7.7 - Use Audit Logs to Monitor Access¶
- Previously seen how falco can produce details for events such as namespace, pod, and commands used in Kubernetes, but how can these be audited?
- Kubernetes allows auditing by default via the kube-apiserver.
- When making a request to the cluster, all requests go to the api server
- When the request is made - it goes through "RequestReceived" stage - generates an event regardless of authentication and authorization
- Once authenticated and authorized, stage is ResponseStarted
- Once request completed - stage is ResponseComplete
- In the event of an error - stage is Panic
- Each of the above generate events, but this is not enabled by default, as a significant amount of unnecessary events would be recorded.
-
In general, want to monitor only the events we actually care about, such as deleting pods from a particular namespace.
-
This can be done by creating a policy object configuration file in a similar manner to below:
apiVersion: audit.k8s.io/v1
kind: Policy
omitStages: ["RequestReceived"]
rules:
- namespaces: ["prod-namespaces"]
verbs: ["delete"]
resources:
- groups: " "
resources: ["pods"]
resourceNames: ["webapp-pod"]
level: RequestResponse
- level: Metadata
resources:
- groups: " "
resources: ["secrets"]
- Note: omitStages is optional, define the stages you want to ignore in an array
- Rules: add each rule to be considered in a list, noting verbs, namespaces, resources where applicable, etc.

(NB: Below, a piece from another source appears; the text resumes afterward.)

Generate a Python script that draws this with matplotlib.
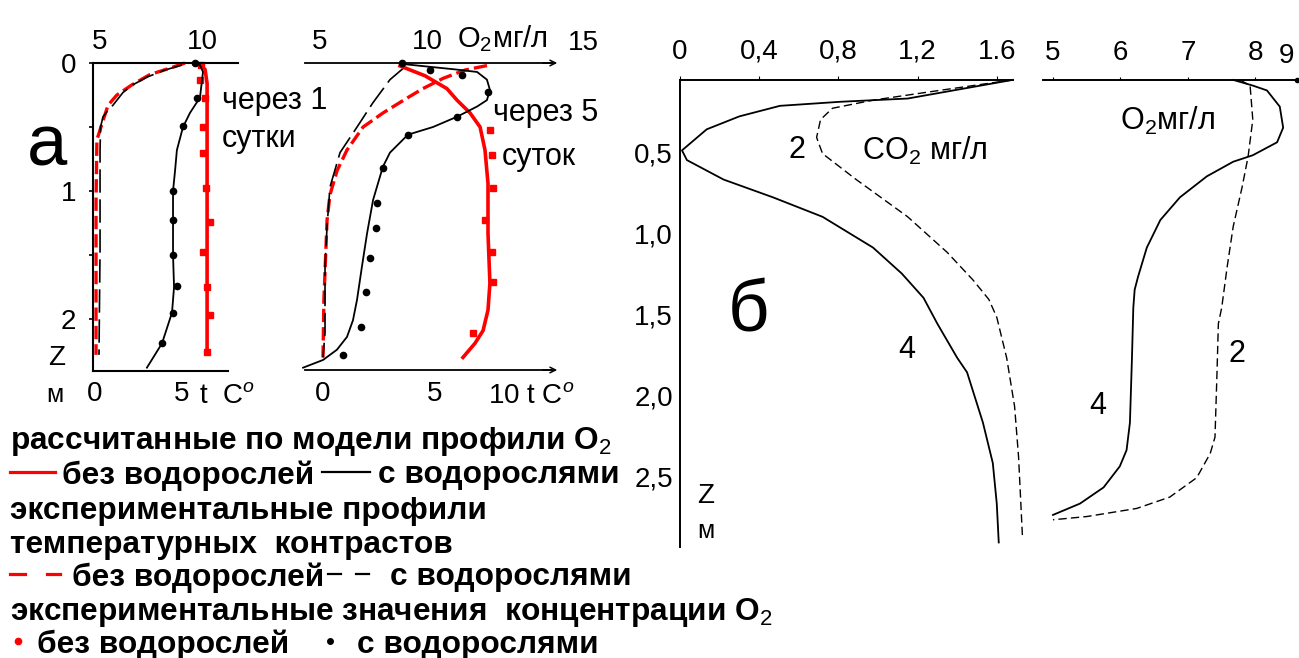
import matplotlib.pyplot as plt

plt.rcParams['font.family'] = ['Liberation Sans', 'DejaVu Sans']
plt.rcParams['mathtext.fontset'] = 'custom'
plt.rcParams['mathtext.rm'] = 'Liberation Sans'
plt.rcParams['mathtext.it'] = 'Liberation Sans:italic'
plt.rcParams['mathtext.bf'] = 'Liberation Sans:bold'

W, H = 1299, 658
RED = '#ff0000'

# ---------- panel a, after 1 day (depth in m) ----------
a1_z_model_algae = [0.016, 0.07, 0.27, 0.39, 0.5, 0.68, 0.84, 1.0, 1.5, 1.75, 1.95, 2.19, 2.38]
a1_o2_model_algae = [9.90, 10.05, 9.90, 9.41, 9.07, 8.77, 8.68, 8.58, 8.58, 8.63, 8.53, 8.04, 7.30]
a1_z_model_clean = [0.0, 0.05, 0.16, 0.45, 1.46, 2.27]
a1_o2_model_clean = [9.75, 10.15, 10.25, 10.25, 10.25, 10.25]
a1_z_obs_clean = [0.016, 0.13, 0.27, 0.5, 0.70, 0.98, 1.24, 1.48, 1.75, 1.97, 2.26]
a1_o2_obs_clean = [9.95, 9.90, 10.15, 10.05, 10.05, 10.2, 10.39, 10.05, 10.25, 10.39, 10.25]
a1_z_obs_algae = [0.0, 0.27, 0.49, 1.0, 1.23, 1.5, 1.74, 1.95, 2.19]
a1_o2_obs_algae = [9.66, 9.75, 9.07, 8.58, 8.58, 8.58, 8.77, 8.58, 8.04]
a1_z_temp_algae = [0.016, 0.055, 0.11, 0.17, 0.23, 0.33, 0.37, 0.42, 0.5, 0.68, 1.46, 1.85, 2.28]
a1_t_temp_algae = [5.0, 4.02, 2.99, 2.18, 1.61, 1.03, 0.75, 0.46, 0.32, 0.29, 0.29, 0.26, 0.23]
a1_z_temp_clean = [0.0, 0.04, 0.09, 0.17, 0.25, 0.33, 0.45, 0.6, 1.07, 2.28]
a1_t_temp_clean = [5.17, 4.31, 3.16, 2.13, 1.26, 0.75, 0.46, 0.11, 0.06, 0.06]

# ---------- panel a, after 5 days ----------
a2_z_model_algae = [0.008, 0.03, 0.05, 0.07, 0.13, 0.21, 0.29, 0.34, 0.42, 0.50, 0.56, 0.70,
                    0.81, 1.07, 1.33, 1.59, 1.85, 2.01, 2.14, 2.24, 2.32, 2.38]
a2_o2_model_algae = [8.88, 10.14, 11.31, 12.34, 12.80, 12.94, 12.80, 12.34, 11.40, 10.28, 9.11, 8.27,
                     7.94, 7.48, 7.20, 6.96, 6.73, 6.54, 6.26, 5.79, 5.14, 4.21]
a2_z_model_clean = [0.023, 0.10, 0.20, 0.29, 0.39, 0.50, 0.68, 0.94, 1.33, 1.72, 1.93, 2.09, 2.19, 2.30]
a2_o2_model_clean = [8.74, 9.91, 10.93, 11.40, 12.01, 12.48, 12.71, 12.85, 12.85, 12.94, 12.85, 12.62, 12.24, 11.68]
a2_z_obs_algae = [0.0, 0.055, 0.094, 0.23, 0.42, 0.56, 0.82, 1.09, 1.29, 1.52, 1.79, 2.06, 2.28]
a2_o2_obs_algae = [8.83, 10.14, 11.64, 12.85, 11.40, 9.11, 7.94, 7.66, 7.62, 7.34, 7.15, 6.92, 6.07]
a2_z_obs_clean = [0.52, 0.72, 0.98, 1.23, 1.48, 1.71, 2.11]
a2_o2_obs_clean = [12.94, 13.04, 13.08, 12.71, 13.04, 13.08, 12.15]
a2_z_temp_algae = [0.03, 0.13, 0.31, 0.50, 0.70, 0.97, 1.28, 1.59, 2.11, 2.30]
a2_t_temp_algae = [3.66, 2.99, 2.23, 1.52, 0.76, 0.31, 0.18, 0.09, 0.09, 0.0]
a2_z_temp_clean = [0.02, 0.055, 0.12, 0.20, 0.27, 0.39, 0.50, 0.68, 0.84, 1.03, 1.23, 1.85, 2.30]
a2_t_temp_clean = [7.32, 6.34, 5.36, 4.46, 3.79, 2.68, 1.79, 1.07, 0.63, 0.31, 0.18, 0.04, 0.0]

# ---------- panel б: CO2 and O2 profiles, curves 2 and 4 ----------
b_z_co2_4 = [0.055, 0.17, 0.19, 0.215, 0.28, 0.36, 0.49, 0.55, 0.67, 0.78, 0.90, 1.09, 1.25, 1.40,
             1.56, 1.77, 1.86, 2.17, 2.42, 2.67, 2.91]
b_co2_4 = [1.68, 1.15, 0.81, 0.505, 0.30, 0.135, 0.01, 0.035, 0.22, 0.47, 0.72, 0.975, 1.12, 1.23,
           1.30, 1.40, 1.45, 1.53, 1.58, 1.60, 1.61]
b_z_co2_2 = [0.055, 0.12, 0.18, 0.23, 0.30, 0.41, 0.51, 0.67, 0.90, 1.12, 1.29, 1.41, 1.52, 1.77,
             2.07, 2.38, 2.63, 2.88]
b_co2_2 = [1.68, 1.31, 0.975, 0.77, 0.71, 0.69, 0.72, 0.89, 1.15, 1.35, 1.48, 1.56, 1.60, 1.65,
           1.69, 1.71, 1.72, 1.73]
b_z_o2_4 = [0.055, 0.09, 0.12, 0.22, 0.35, 0.44, 0.52, 0.56, 0.65, 0.78, 0.92, 1.09, 1.27, 1.35,
            1.46, 1.77, 2.17, 2.34, 2.44, 2.57, 2.67, 2.74]
b_o2_4 = [7.67, 7.96, 8.17, 8.36, 8.41, 8.32, 7.96, 7.67, 7.28, 6.88, 6.59, 6.39, 6.26, 6.21,
          6.19, 6.17, 6.14, 6.09, 5.99, 5.75, 5.40, 5.0]
b_z_o2_2 = [0.055, 0.09, 0.30, 0.53, 0.72, 0.96, 1.21, 1.46, 1.56, 1.86, 2.26, 2.36, 2.51, 2.63,
            2.70, 2.75, 2.77]
b_o2_2 = [7.77, 7.92, 7.96, 7.89, 7.80, 7.67, 7.58, 7.50, 7.45, 7.43, 7.40, 7.33, 7.13, 6.73,
          6.24, 5.50, 5.0]

TICK_FS = 20

fig = plt.figure(figsize=(W / 100, H / 100), dpi=100)


def px_axes(x0, y0, x1, y1):
    ax = fig.add_axes([x0 / W, 1 - y1 / H, (x1 - x0) / W, (y1 - y0) / H])
    ax.set_facecolor('none')
    return ax


def o2_twin(ax, lim, ticks):
    # oxygen scale sits on top of the temperature axes
    tw = ax.twiny()
    tw.set_facecolor('none')
    tw.set_xlim(*lim)
    tw.set_xticks(ticks, [str(t) for t in ticks])
    tw.tick_params(axis='x', length=0, pad=6, labelsize=TICK_FS)
    for s in tw.spines.values():
        s.set_visible(False)
    return tw


def red_dashed(ax, x, z):
    ax.plot(x, z, color=RED, lw=2.4, dashes=(4, 1.5), clip_on=False)


def black_dashed(ax, x, z):
    ax.plot(x, z, color='black', lw=1.2, dashes=(14, 4), clip_on=False)


# ----- panel a, 1 day: temperature on the bottom -----
ax1 = px_axes(93, 63, 228, 371)
ax1.set_ylim(2.406, 0)
ax1.set_xlim(-0.115, 7.644)
ax1.set_xticks([0, 5], ['0', '5'])
ax1.tick_params(axis='x', length=0, pad=7, labelsize=TICK_FS)
ax1.set_yticks([0, 0.5, 1, 1.5, 2], ['0', '', '1', '', '2'])
ax1.tick_params(axis='y', length=3, width=1.2, pad=9, labelsize=TICK_FS)
for s in ['top', 'right']:
    ax1.spines[s].set_visible(False)
for s in ['left', 'bottom']:
    ax1.spines[s].set_linewidth(1.5)
red_dashed(ax1, a1_t_temp_clean, a1_z_temp_clean)
black_dashed(ax1, a1_t_temp_algae, a1_z_temp_algae)

ax1o = o2_twin(ax1, (4.657, 11.275), [5, 10])
ax1o.plot(a1_o2_model_clean, a1_z_model_clean, color=RED, lw=2.6, clip_on=False)
ax1o.plot(a1_o2_obs_clean, a1_z_obs_clean, 's', color=RED, ms=4, clip_on=False)
ax1o.plot(a1_o2_model_algae, a1_z_model_algae, color='black', lw=1.3, clip_on=False)
ax1o.plot(a1_o2_obs_algae, a1_z_obs_algae, 'o', color='black', ms=4.5, clip_on=False)

# ----- panel a, 5 days -----
ax2 = px_axes(295, 63, 558, 371)
ax2.set_ylim(2.406, 0)
ax2.set_xlim(-1.25, 10.491)
ax2.set_xticks([0, 5], ['0', '5'])
ax2.tick_params(axis='x', length=0, pad=7, labelsize=TICK_FS)
ax2.set_yticks([])
for s in ax2.spines.values():
    s.set_visible(False)
red_dashed(ax2, a2_t_temp_clean, a2_z_temp_clean)
black_dashed(ax2, a2_t_temp_algae, a2_z_temp_algae)

ax2o = o2_twin(ax2, (3.832, 16.121), [5, 10])
ax2o.plot(a2_o2_model_clean, a2_z_model_clean, color=RED, lw=2.6, clip_on=False)
ax2o.plot(a2_o2_obs_clean, a2_z_obs_clean, 's', color=RED, ms=4, clip_on=False)
ax2o.plot(a2_o2_model_algae, a2_z_model_algae, color='black', lw=1.3, clip_on=False)
ax2o.plot(a2_o2_obs_algae, a2_z_obs_algae, 'o', color='black', ms=4.5, clip_on=False)

# ----- panel б, CO2 -----
axb = px_axes(680, 80, 1013, 547)
axb.set_xlim(0, 1.682)
axb.set_ylim(2.938, 0.0556)
axb.xaxis.tick_top()
axb.set_xticks([0, 0.4, 0.8, 1.2, 1.6], ['0', '0,4', '0,8', '1,2', '1.6'])
axb.tick_params(axis='x', length=3, pad=8, labelsize=TICK_FS)
axb.set_yticks([0.5, 1.0, 1.5, 2.0, 2.5], ['0,5', '1,0', '1,5', '2,0', '2,5'])
axb.tick_params(axis='y', length=0, pad=5, labelsize=TICK_FS)
for s in ['bottom', 'right']:
    axb.spines[s].set_visible(False)
for s in ['left', 'top']:
    axb.spines[s].set_linewidth(1.4)
axb.plot(b_co2_4, b_z_co2_4, color='black', lw=1.3, clip_on=False)
axb.plot(b_co2_2, b_z_co2_2, color='black', lw=1.0, dashes=(6, 3), clip_on=False)

# ----- panel б, O2 -----
axc = px_axes(1043, 80, 1297, 547)
axc.set_xlim(4.852, 8.615)
axc.set_ylim(2.938, 0.0556)
axc.xaxis.tick_top()
axc.set_xticks([5, 6, 7, 8], ['5', '6', '7', '8'])
axc.tick_params(axis='x', length=2, pad=8, labelsize=TICK_FS)
axc.set_yticks([])
for s in ['bottom', 'right', 'left']:
    axc.spines[s].set_visible(False)
axc.spines['top'].set_linewidth(1.4)
axc.plot(b_o2_4, b_z_o2_4, color='black', lw=1.3, clip_on=False)
axc.plot(b_o2_2, b_z_o2_2, color='black', lw=1.0, dashes=(6, 3), clip_on=False)

# ----- overlay in pixel units for frame pieces, labels and legend -----
ov = fig.add_axes([0, 0, 1, 1])
ov.set_xlim(0, W)
ov.set_ylim(H, 0)
ov.axis('off')

ov.plot([93, 238], [63, 63], color='black', lw=1.5)
ov.plot([305, 552], [63, 63], color='black', lw=1.3)
ov.plot([305, 552], [370, 370], color='black', lw=1.3)
for y in (63, 370):
    ov.annotate('', xy=(560, y), xytext=(540, y),
                arrowprops=dict(arrowstyle='->', lw=1.1, color='black'))
ov.plot([1297], [80], 'o', color='black', ms=3)


def txt(x, y, s, size=TICK_FS, ha='left', **kw):
    ov.text(x, y, s, fontsize=size, ha=ha, va='center_baseline', **kw)


txt(47, 140, 'а', 52, ha='center')
txt(222, 97, 'через 1', 22)
txt(222, 135, 'сутки', 22)
txt(57, 355, 'Z', ha='center')
txt(55, 392, 'м', 18, ha='center')
txt(199, 393, 't  C$^{o}$')
txt(457, 35, 'O$_2$мг/л', 21)
txt(583, 40, '15', ha='center')
txt(493, 110, 'через 5', 22)
txt(502, 153, 'суток', 22)
txt(488, 393, '10 t C$^{o}$')

txt(748, 305, 'б', 52, ha='center')
txt(797, 147, '2', 22, ha='center')
txt(862, 147, 'CO$_2$ мг/л', 22)
txt(907, 347, '4', 22, ha='center')
txt(706, 493, 'Z', ha='center')
txt(706, 528, 'м', 18, ha='center')
txt(1120, 117, 'O$_2$мг/л', 22)
txt(1237, 350, '2', 22, ha='center')
txt(1098, 402, '4', 22, ha='center')
txt(1287, 53, '9', ha='center')

# legend block
LEG_FS = 22.8
LEG_W = 'bold'
txt(10, 437, 'рассчитанные по модели профили O$_2$', LEG_FS, fontweight=LEG_W)
ov.plot([10, 55], [472, 472], color=RED, lw=2.3)
txt(62, 472, 'без водорослей', LEG_FS, fontweight=LEG_W)
ov.plot([322, 370], [472, 472], color='black', lw=1.6)
txt(378, 472, 'с водорослями', LEG_FS, fontweight=LEG_W)
txt(10, 507, 'экспериментальные профили', LEG_FS, fontweight=LEG_W)
txt(10, 541, 'температурных  контрастов', LEG_FS, fontweight=LEG_W)
ov.plot([10, 25], [574, 574], color=RED, lw=2.3)
ov.plot([47, 60], [574, 574], color=RED, lw=2.3)
txt(72, 574, 'без водорослей', LEG_FS, fontweight=LEG_W)
ov.plot([328, 341], [574, 574], color='black', lw=1.6)
ov.plot([356, 369], [574, 574], color='black', lw=1.6)
txt(390, 574, 'с водорослями', LEG_FS, fontweight=LEG_W)
txt(10, 608, 'экспериментальные значения  концентрации O$_2$', LEG_FS, fontweight=LEG_W)
ov.plot([18], [641], 'o', color=RED, ms=4.5)
txt(37, 641, 'без водорослей', LEG_FS, fontweight=LEG_W)
ov.plot([330], [641], 'o', color='black', ms=4)
txt(357, 641, 'с водорослями', LEG_FS, fontweight=LEG_W)

fig.savefig('out.png', dpi=100)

- For resources, can specify the groups that they belong to and the resources within these groups
- Additional refinement can be done via resourceNames
- Level determines logging verbosity - none, metadata, request, etc.
- Auditing is disabled by default in Kubernetes, need to configure an auditing backend for the kube-apiserver, two types are supported: log file backend or webhook service backend.
- The path to the audit-log file path must be added to the static pod definition
--audit-log-path=/var/path/to/file
- To point he apiserver to the policy to be referenced:
--audit-policy-file=/path/to/file
- Additional options include:
--audit-log-maxage
: what is the longest a log will be kept for?--audit-log-maxbackup
: maximum number of log files to be retained on the host--audit-log-maxisize
: maximum file size for given log files- To test, carry out the event(s) described in the policy files.